I had writer’s block this last week, and I asked my friends to share with me topics I’d write on my blog. The first suggestion I got was “The curse of the sidechick”, basically why men in committed relationships end up cheating.

End up on Tinder. Swiping left only when they see someone who can’t be trusted to keep the secret. End up hitting on the waitress at their local, hiding the Whatsapp chat through cryptic phone patterns. Having sex in their friend’s houses or in nondescript lodgings. Spending time, and resources, on maintaining affairs that when they finally are exposed, leave everyone hurt and angry.

I heard from a drunk man, who in his drunken stupor talked too much, that he feels like he skipped a stage, and he is compensating.
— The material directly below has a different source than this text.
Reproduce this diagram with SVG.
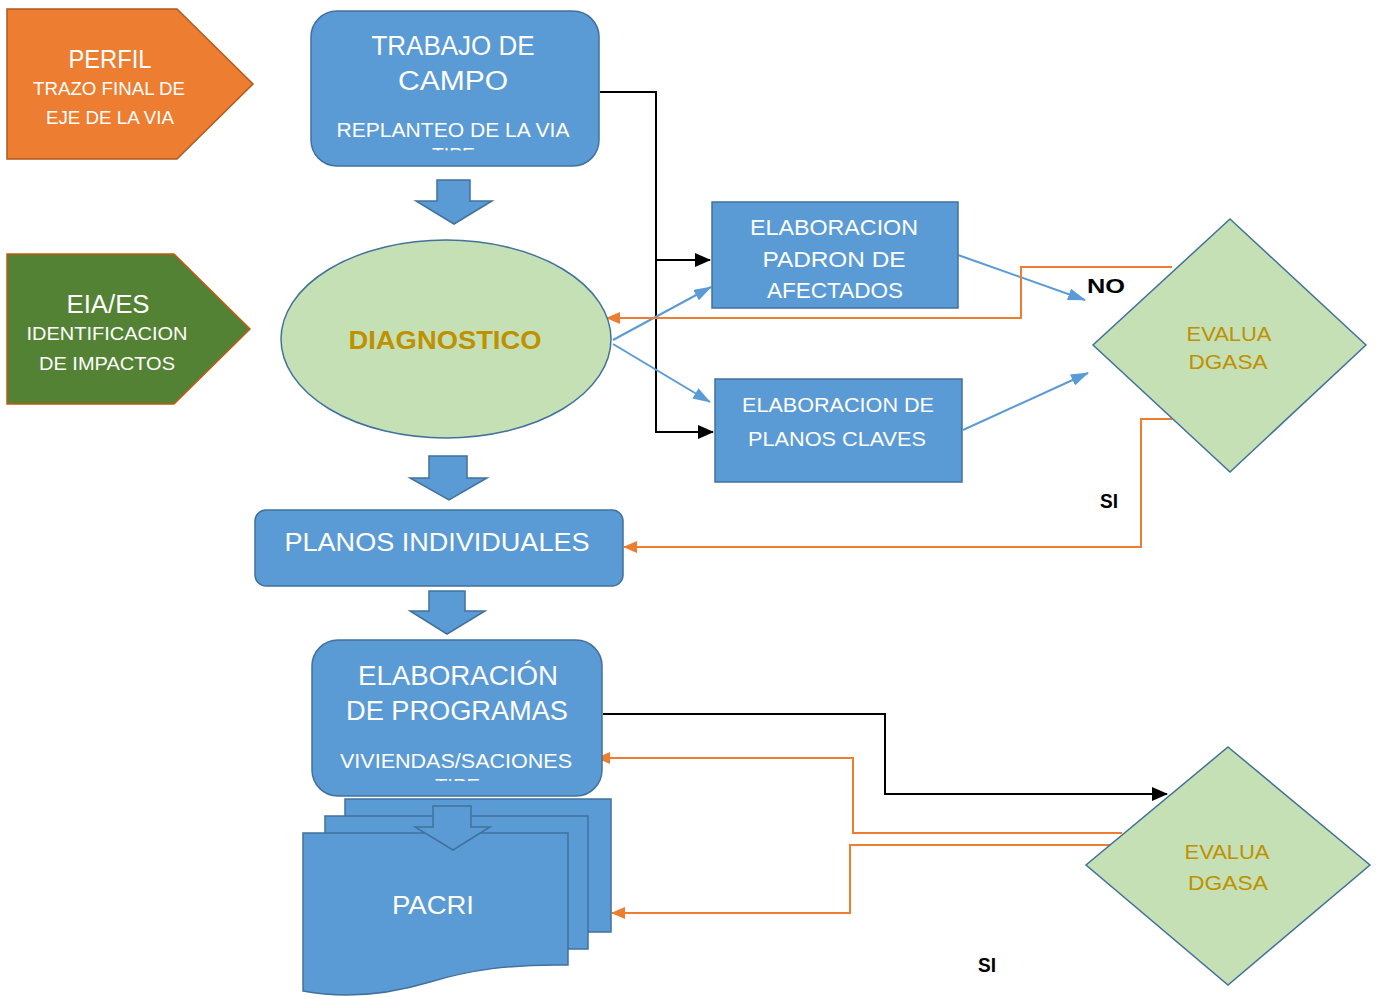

That money came conjoined with a girlfriend that he promptly made a wife, and he didn’t have a chance to ‘enjoy’ his youth. That he now gets his high from parking-lot sex, and the thrill that comes with it. Pregnancies and STDs not withstanding.

He said his wife is a sweet woman that doesn’t deserve whatever she’s getting, but he’s helpless. That he’ll stop when the time is right, when he gets a fill of the debauchery and lust that accompanies such illicit relationships. I beat him at the game of pool that we played next, although it was probably because he kept staring at the waitress’ behind every time she was delivering orders.

I would love for a psychologist to engage with me, and tell me at what point people normalize cheating. That men refuse to leave a woman they ‘love’, instead having a string of lovers outside of the relationship, and women make excuses for their men, and assume responsibility for the man failing to keep it wrapped up.

I don’t think sidechicks cook better food, or treat you better, or have better sex. I think men get content, and with the contempt that comes from familiarity, they get greedy. The cheap thrill that comes with a new conversation, a new conquest is justified for as long as the flame is lit. I also think there is a need for people to date partners they love truly, because we’d have fewer cases of infidelity of people were scared of hurting the feelings of someone they love.

There is, at least in my opinion, no curse of the sidechick, just a huge contemptuous, ungrateful and greedy male population, and an equally large desperate, ignorant-of-their-worth female population. A potent mix that allows for greed to fester, and for side chicks to be glamorized by the men, and accommodated by the women.